Hasta que llegó la pandemia. Y entonces pasaron del “todo sí” al “todo no”. ¿Querés ver a tus amigos? No. ¿Querés ir a bailar? No. ¿Querés ir a un bar? No. ¿Querés ir a la facultad? No. ¿Querés celebrar tu viaje de egresados? No. ¿Querés tener sexo? No. ¿Querés conseguir tu primer trabajo? No. ¿Querés ver un recital? No. ¿Querés ir a la cancha? No. ¿Querés viajar? Obvio, no.
Les pidieron que se encierren y lo hicieron por triplicado. En sus casas, de ahí en sus cuartos y de ahí en sí mismos. Sobrevivieron, como todos, adentrándose en “la caverna digital”. El único lugar donde había un “sí” en el año y medio del “no”.

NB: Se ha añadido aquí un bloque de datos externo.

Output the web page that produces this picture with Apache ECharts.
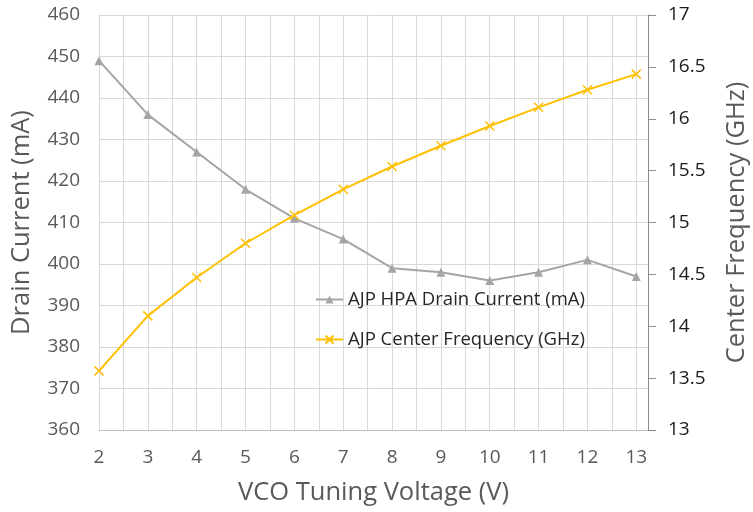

Ahora, al salir, ven los rastros de la que fue nuestra guerra y alzan lastimosamente la bandera blanca. “No le pongo más futuro al país”, dicen literalmente. “Podrá tenerlo, pero ocúpense ustedes. Yo hasta acá llegué”. Preguntan: ¿qué sentido tiene trabajar y esforzarse si no se puede ahorrar? Si no se puede ahorrar, no se puede progresar. Simple. Por eso, más allá de que lo concreten o no, el exilio domina la conversación. Ya no se quieren ir, ahora se quieren escapar. A cualquier lado donde haya alguna oportunidad que acá no ven. Con dolor y, en muchos casos, con lágrimas en los ojos, a los padres no les queda más que asentir.
Con decepción los impulsan a irse y se quedan pensativos, en silencio, apagados. Como si las palabras de Sabina y Discépolo repiquetearan en sus cabezas y los llevaran a interrogarse: ¿habrán tenido finalmente razón?
Sobre esta trama de emociones al límite, y con el corazón en la mano, se votará el próximo domingo.